Eigenlijk is de Midzomernachtcross het hoogtepunt van het hardloopseizoen: de langste dag van het jaar in een zwoel Amsterdams Bos, een prachtige zomeravondlucht, honderden hardlopers uit heel Amsterdam en omstreken in een bijna euforische sfeer.

De organisatie had overal aan gedacht: je kon het zo gek niet bedenken of er was een kraam voor: kramen voor de inschrijving, kramen voor de eindherinnering, garderobekramen, een kraam voor je sleutels, waterkramen, sinaasappelkramen, kramen met flyers, er was zelfs een kraam waar je toiletpapier kon krijgen voor een van de tientallen mobiele toiletten.
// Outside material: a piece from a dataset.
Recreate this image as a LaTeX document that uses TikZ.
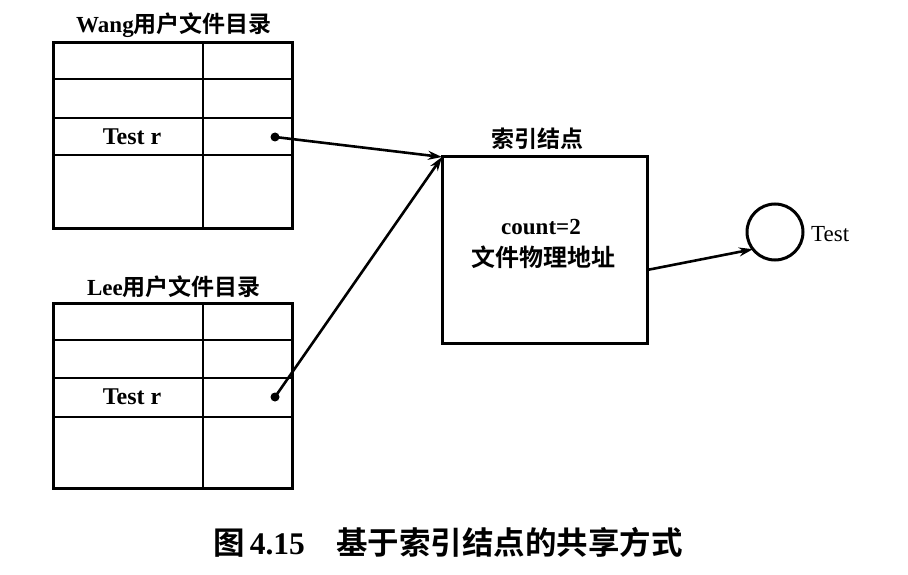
\documentclass[tikz,border=0pt]{standalone}
\usepackage{fontspec}
\setmainfont{Liberation Serif}
\newfontfamily\cjk{Noto Sans CJK SC}[BoldFont={Noto Sans CJK SC Bold}]
\usetikzlibrary{arrows.meta,calc}
\begin{document}
\begin{tikzpicture}[x=1pt,y=-1pt,
  tablebox/.style={draw,line width=3pt,minimum width=239pt,minimum height=185pt,inner sep=0pt,outer sep=0pt},
  grid/.style={line width=2.6pt},
  lbl/.style={font=\fontsize{23}{25}\selectfont\bfseries,inner sep=1pt},
  ptr/.style={line width=2.6pt,-{Stealth[length=14pt,width=9pt]}},
  dotnode/.style={circle,fill=black,inner sep=0pt,minimum size=9pt},
  inodebox/.style={draw,line width=3pt,minimum width=205pt,minimum height=186pt,inner sep=0pt,outer sep=0pt},
  filecirc/.style={draw,circle,line width=3pt,minimum size=56pt,inner sep=0pt,outer sep=0pt}]
\useasboundingbox (0,0) rectangle (908,575);
% Wang table
\node[tablebox] (wang) at (172.5,135.5) {};
\draw[grid] (53,79) -- (292,79) (53,118) -- (292,118) (53,155) -- (292,155) (203,43) -- (203,228);
\node[lbl] (wangt) at (174,25) {Wang{\cjk 用户文件目录}};
\node[lbl,font=\fontsize{24}{26}\selectfont\bfseries] (wangr) at (132,137) {Test r};
\node[dotnode] (wdot) at (275,137) {};
% Lee table
\node[tablebox] (lee) at (172.5,395.5) {};
\draw[grid] (53,340) -- (292,340) (53,378) -- (292,378) (53,417) -- (292,417) (203,303) -- (203,488);
\node[lbl] (leet) at (174,287) {Lee{\cjk 用户文件目录}};
\node[lbl,font=\fontsize{24}{26}\selectfont\bfseries] (leer) at (132,397) {Test r};
\node[dotnode] (ldot) at (275,397) {};
% index node
\node[inodebox] (inode) at (544.5,250) {};
\node[lbl] (inodet) at (537,139) {\cjk 索引结点};
\node[lbl] (cnt) at (541,227) {count=2};
\node[lbl,font=\fontsize{24}{26}\selectfont\bfseries] (addr) at (543,257) {\cjk 文件物理地址};
% file
\node[filecirc] (file) at (775,232) {};
\node[font=\fontsize{23}{25}\selectfont,anchor=west,inner sep=1pt] (filet) at (810,234) {Test};
% arrows
\draw[ptr] (wdot.center) -- (inode.north west);
\draw[ptr] (ldot.center) -- (inode.north west);
\coordinate (iout) at (647,270);
\draw[ptr] (iout) -- (file.218);
% caption
\node[font=\fontsize{31.5}{33}\selectfont\bfseries,inner sep=0pt] (cap) at (448,542) {{\cjk 图}\,4.15\quad{\cjk 基于索引结点的共享方式}};
\end{tikzpicture}
\end{document}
De mooiste kraam was die waarop glimmende bekers stonden te wachten op de winnaars van de verschillende onderdelen. Als een klein jongetje voor de ruit van een speelgoedwinkel droomde ik dat ik ’s avonds met een van deze bekers op het podium zou staan.

De loop zelf is elk jaar een bijzondere ervaring: je weet van tevoren dat je geen supertijd loopt over de kronkelpaden en het schelpenstrooisel; je weet ook dat je goed moet opletten of je onder de donkere bomen de weg niet kwijtraakt – hoewel ook hierin was voorzien: een al te donkere bocht werd door een auto met koplampen beschenen. Hoewel mijn eigen tijd tegenviel (37.49) en Arjan Bogaard me in de laatste kilometers passeerde, versloeg ik niemand minder dan Chris van der Neut van AV Startbaan, de winnaar van het Rondje Mokum. Mijn avond kon nu niet meer stuk. Ik zag de glimmende beker al oplichten in het maanlicht: mijn midzomernachtdroom zou in vervulling gaan!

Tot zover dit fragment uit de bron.